As fro pleco's they as a rule hate salt. Ofcoure some common pleco's will tollerate it but these grow to 2' long so not the best of fish to keep.

Helter
 
I wouldn't use salt in your tank as you have fish like the pleco which are intolerant of salt, you also have fish (like the platys) which although could handle having salt in their tank for short periods of time, they would suffer from constant use in the long term.
Mollys can live in freshwater, in the wild they are known to live in a variety of conditions ranging from freshwater to even marine levels of salt.
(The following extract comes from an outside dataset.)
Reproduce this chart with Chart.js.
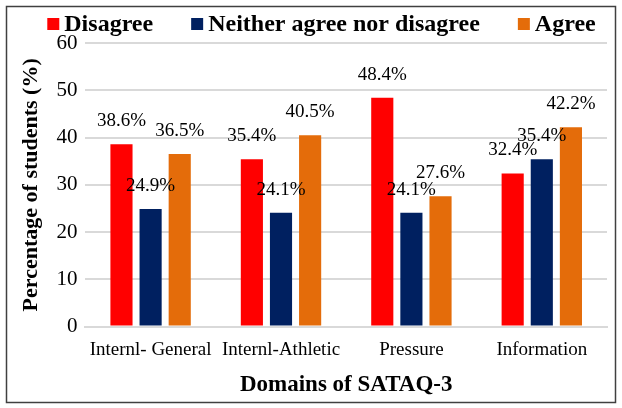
<!DOCTYPE html>
<html>
<head>
<meta charset="utf-8">
<script src="https://cdn.jsdelivr.net/npm/chart.js@4"></script>
<style>
  html, body { margin: 0; padding: 0; background: #fff; }
  #wrap { width: 622px; height: 408px; position: relative; }
</style>
</head>
<body>
<div id="wrap"><canvas id="c" width="622" height="408"></canvas></div>
<script>
const categories = ["Internl- General", "Internl-Athletic", "Pressure", "Information"];
const disagree = [38.6, 35.4, 48.4, 32.4];
const neither = [24.9, 24.1, 24.1, 35.4];
const agree = [36.5, 40.5, 27.6, 42.2];
const yTicks = [0, 10, 20, 30, 40, 50, 60];

const SERIF = '"Liberation Serif", "Times New Roman", serif';

// value labels above each bar
const barLabels = {
  id: "barLabels",
  afterDatasetsDraw(chart) {
    const { ctx } = chart;
    ctx.save();
    ctx.font = "19px " + SERIF;
    ctx.fillStyle = "#000";
    ctx.textAlign = "center";
    ctx.textBaseline = "middle";
    chart.data.datasets.forEach((ds, i) => {
      chart.getDatasetMeta(i).data.forEach((bar, j) => {
        ctx.fillText(ds.data[j].toFixed(1) + "%", bar.x, bar.y - 23);
      });
    });
    ctx.restore();
  },
};

// legend drawn by hand: small square, tight gap, wide spacing between items
const topLegend = {
  id: "topLegend",
  afterDraw(chart) {
    const { ctx } = chart;
    const box = 12, gap = 5, spacing = 38, cy = 24;
    ctx.save();
    ctx.font = "bold 24px " + SERIF;
    ctx.textBaseline = "middle";
    ctx.textAlign = "left";
    const items = chart.data.datasets.map((ds) => ({
      text: ds.label,
      color: ds.backgroundColor,
      w: box + gap + ctx.measureText(ds.label).width,
    }));
    const total = items.reduce((s, it) => s + it.w, 0) + spacing * (items.length - 1);
    let x = 321.5 - total / 2;
    items.forEach((it) => {
      ctx.fillStyle = it.color;
      ctx.fillRect(x, cy - box / 2, box, box);
      ctx.fillStyle = "#000";
      ctx.fillText(it.text, x + box + gap, cy + 1);
      x += it.w + spacing;
    });
    ctx.restore();
  },
};

// outer frame
const frame = {
  id: "frame",
  afterDraw(chart) {
    const { ctx } = chart;
    ctx.save();
    ctx.strokeStyle = "#404040";
    ctx.lineWidth = 1.5;
    ctx.strokeRect(6.5, 6.5, 609, 396);
    ctx.restore();
  },
};

new Chart(document.getElementById("c"), {
  type: "bar",
  data: {
    labels: categories,
    datasets: [
      { label: "Disagree", data: disagree, backgroundColor: "#FF0000" },
      { label: "Neither agree nor disagree", data: neither, backgroundColor: "#002060" },
      { label: "Agree", data: agree, backgroundColor: "#E46C0A" },
    ],
  },
  options: {
    responsive: false,
    animation: false,
    categoryPercentage: 0.67,
    barPercentage: 0.76,
    layout: { padding: { left: 14, right: 15, top: 43, bottom: 5 } },
    plugins: {
      legend: { display: false },
      tooltip: { enabled: false },
    },
    scales: {
      x: {
        grid: { display: false },
        border: { color: "#d9d9d9", width: 2 },
        ticks: { color: "#000", padding: 4, font: { family: SERIF, size: 19 } },
        title: {
          display: true,
          text: "Domains of SATAQ-3",
          color: "#000",
          font: { family: SERIF, size: 23, weight: "bold" },
          padding: { top: 6 },
        },
      },
      y: {
        min: 0,
        max: 60,
        afterBuildTicks(axis) {
          axis.ticks = yTicks.map((v) => ({ value: v }));
        },
        grid: { color: "#d9d9d9", lineWidth: 2, drawTicks: false },
        border: { display: false },
        ticks: { color: "#000", padding: 8, font: { family: SERIF, size: 21 } },
        title: {
          display: true,
          text: "Percentage of students (%)",
          color: "#000",
          font: { family: SERIF, size: 22, weight: "bold" },
          padding: { bottom: 4 },
        },
      },
    },
  },
  plugins: [barLabels, topLegend, frame],
});
</script>
</body>
</html>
For most common mollys, they are fine without any salt though (particularly is the water is alkeline)- my gold and black female molly is over 3 and a half years old now and has lived in a completely freshwater tank all her life with no health problems at all. As others have said, if you keep up on things like your weekly water changes with dechlorinator and feed the fish a good diet and take safety/precaution measures like quarentining the fish, your tank should stay desease-free and healthy.
If you mollys do start to get re-accuring fungal related health problems though (a sign the molly needs saltier water), you should set up the mollys their own tank- it would be bad to put salt in your current tank right now as it is though with the current stocking as you would actually cause the other fish to suffer health problems from the salt usage.